Oil prices moved lower on Tuesday as confidence continued to build around the outlook for shipping through the Strait of Hormuz. Progress in discussions between the US and Iran, along with an agreement between Oman and Iran to continue talks on navigation arrangements, helped ease concerns over potential supply disruptions. As a result, Brent crude fell 1% to $77.08 per barrel, while WTI slipped by nearly 1% to $73.21 per barrel.

UK gas prices remained relatively firm despite improving geopolitical sentiment. While peace talks in the Middle East have helped calm some market concerns, traders remain focused on ongoing supply risks. Strong LNG demand from Asia and uncertainty around how quickly shipping activity can fully recover through the Strait of Hormuz continue to provide support to gas prices. The NBP spot contract edged 0.4% higher to 102 p/therm.

Looking further ahead, the Winter 2026 gas contract was largely unchanged at 106.07 p/therm, reflecting a market that remains balanced between improving geopolitical conditions and underlying supply concerns. Although sentiment has improved, traders continue to monitor global LNG demand, shipping activity and regional stability as key factors influencing future price direction.

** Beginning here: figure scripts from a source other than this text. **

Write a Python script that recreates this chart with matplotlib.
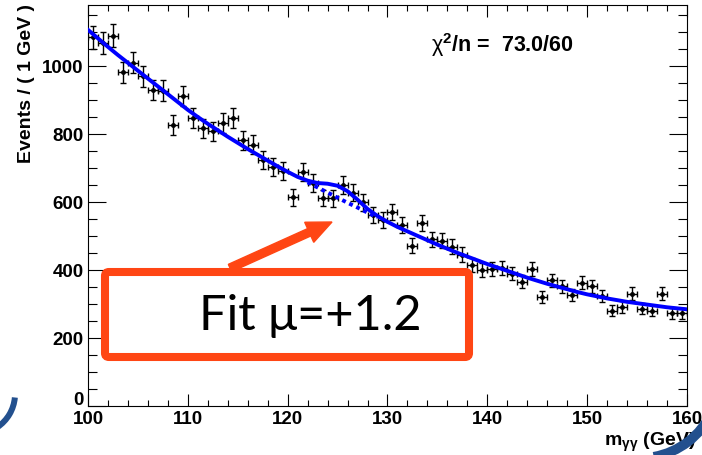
import matplotlib.pyplot as plt
from matplotlib.patches import FancyBboxPatch, FancyArrow, Arc
from matplotlib.ticker import MultipleLocator, FuncFormatter
import numpy as np

plt.rcParams['font.family'] = ['Liberation Sans', 'DejaVu Sans']
plt.rcParams['mathtext.fontset'] = 'custom'
plt.rcParams['mathtext.rm'] = 'Liberation Sans'
plt.rcParams['mathtext.bf'] = 'Liberation Sans:bold'
plt.rcParams['mathtext.it'] = 'Liberation Sans:italic'

# diphoton mass histogram, 1 GeV bins
bin_centers = np.arange(100.5, 160.0, 1.0)
events = [1083, 1066, 1088, 980, 1009, 968, 928, 926, 825, 911,
          846, 816, 807, 831, 846, 781, 767, 722, 703, 691,
          613, 687, 655, 611, 610, 649, 627, 598, 561, 547,
          569, 532, 471, 537, 490, 486, 468, 445, 413, 400,
          402, 405, 389, 365, 402, 321, 370, 352, 326, 362,
          352, 324, 280, 291, 330, 286, 280, 330, 272, 272]

# fitted curve (background + signal bump)
fit_mass = np.arange(100.0, 161.0, 1.0)
fit_bkg = [1105, 1080, 1055, 1031, 1008, 985, 962, 939, 916, 893,
           870, 849, 829, 810, 791, 773, 755, 738, 721, 704,
           688, 672, 657, 642, 627, 612, 597, 583, 568, 554,
           540, 526, 513, 500, 487, 474, 462, 450, 439, 428,
           417, 407, 397, 387, 377, 368, 359, 351, 343, 335,
           328, 322, 316, 311, 306, 302, 298, 294, 290, 287, 284]
fit_sig = [0] * 21 + [1, 5, 13, 26, 35, 34, 23, 11, 4, 1] + [0] * 30

chi2_text = r'$\mathrm{\chi}^{\mathbf{2}}$/n =  73.0/60'
fit_label = 'Fit \u03bc=+1.2'

fig = plt.figure(figsize=(7.02, 4.56), dpi=100)
ax = fig.add_axes([88 / 702, 49 / 456, 599 / 702, 401 / 456])

total = np.array(fit_bkg) + np.array(fit_sig)
ax.errorbar(bin_centers, events, xerr=0.5, yerr=np.sqrt(events),
            fmt='o', ms=2.5, color='black', ecolor='black', elinewidth=1.0,
            capsize=2.5, capthick=1.0, zorder=2)
ax.plot(fit_mass, total, color='#0000ff', lw=2.8, zorder=3)
sel = (fit_mass >= 122) & (fit_mass <= 129)
ax.plot(fit_mass[sel], np.array(fit_bkg)[sel], color='#0000ff', lw=2.8,
        ls=(0, (1, 1)), zorder=3)

ax.set_xlim(100, 160)
ax.set_ylim(0, 1178)
ax.xaxis.set_major_locator(MultipleLocator(10))
ax.xaxis.set_minor_locator(MultipleLocator(2))
ax.yaxis.set_major_locator(MultipleLocator(200))
ax.yaxis.set_minor_locator(MultipleLocator(50))
# "0" is drawn by hand a bit higher so it does not sit on "100"
ax.yaxis.set_major_formatter(FuncFormatter(lambda v, p: '' if v == 0 else '%d' % v))
ax.tick_params(which='both', direction='in', top=True, right=True, width=0.8,
               labelsize=13.5, pad=3)
ax.tick_params(axis='x', which='major', length=8.6)
ax.tick_params(axis='x', which='minor', length=4.3)
ax.tick_params(axis='y', which='major', length=13)
ax.tick_params(axis='y', which='minor', length=6.5)
for lab in ax.get_xticklabels() + ax.get_yticklabels():
    lab.set_fontweight('bold')
for sp in ax.spines.values():
    sp.set_linewidth(0.8)

fig.text(84 / 702, 1 - 401 / 456, '0', ha='right', va='center',
         fontsize=13.5, fontweight='bold')
fig.text(27 / 702, 1 - 4 / 456, 'Events / ( 1 GeV )', rotation=90,
         ha='center', va='top', fontsize=14, fontweight='bold')
fig.text(604 / 702, 1 - 446 / 456, r'm$_{\mathbf{\gamma\gamma}}$ (GeV)',
         ha='left', va='baseline', fontsize=14, fontweight='bold')
fig.text(431 / 702, 1 - 52 / 456, chi2_text, ha='left', va='baseline',
         fontsize=15.5, fontweight='bold')

# annotation box and arrow
orange = '#ff4614'
arrow = FancyArrow(2.30, 1.87, 1.02, 0.46, width=0.08, head_width=0.22,
                   head_length=0.25, length_includes_head=True,
                   color=orange, transform=fig.dpi_scale_trans, zorder=5)
fig.add_artist(arrow)
box = FancyBboxPatch((1.05, 0.98), 3.64, 0.85,
                     boxstyle='round,pad=0,rounding_size=0.04',
                     facecolor='white', edgecolor=orange, lw=5.8,
                     transform=fig.dpi_scale_trans, zorder=6)
fig.add_artist(box)
fig.text(3.10 / 7.02, 1.40 / 4.56, fit_label, ha='center', va='center',
         fontsize=35, family=['Lato', 'DejaVu Sans'], zorder=7)

# slide decoration arcs
navy = '#23508e'
fig.add_artist(Arc((-0.25, 0.61), 0.80, 0.80, theta1=-56, theta2=-5,
                   color=navy, lw=4.3, transform=fig.dpi_scale_trans))
fig.add_artist(Arc((6.40, 0.76), 1.58, 1.58, theta1=-80, theta2=-25,
                   color=navy, lw=7, transform=fig.dpi_scale_trans, zorder=8))

fig.savefig('out.png', dpi=100)
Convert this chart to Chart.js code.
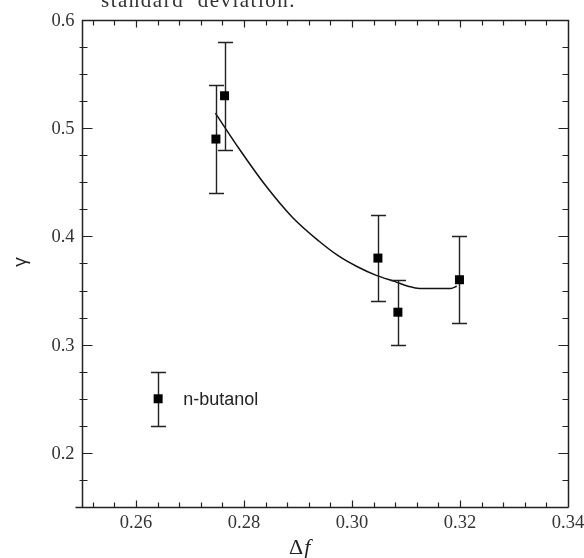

European power markets continued their recent rally, driven by extreme weather and tighter generation availability. German day-ahead prices surged as wind generation forecasts fell sharply, while French prices climbed amid record-breaking temperatures and ongoing disruption at several nuclear reactors. Longer-term power contracts saw little movement, while European carbon prices eased by 1% to €80.71 per tonne as traders reduced positions ahead of this week's options expiry.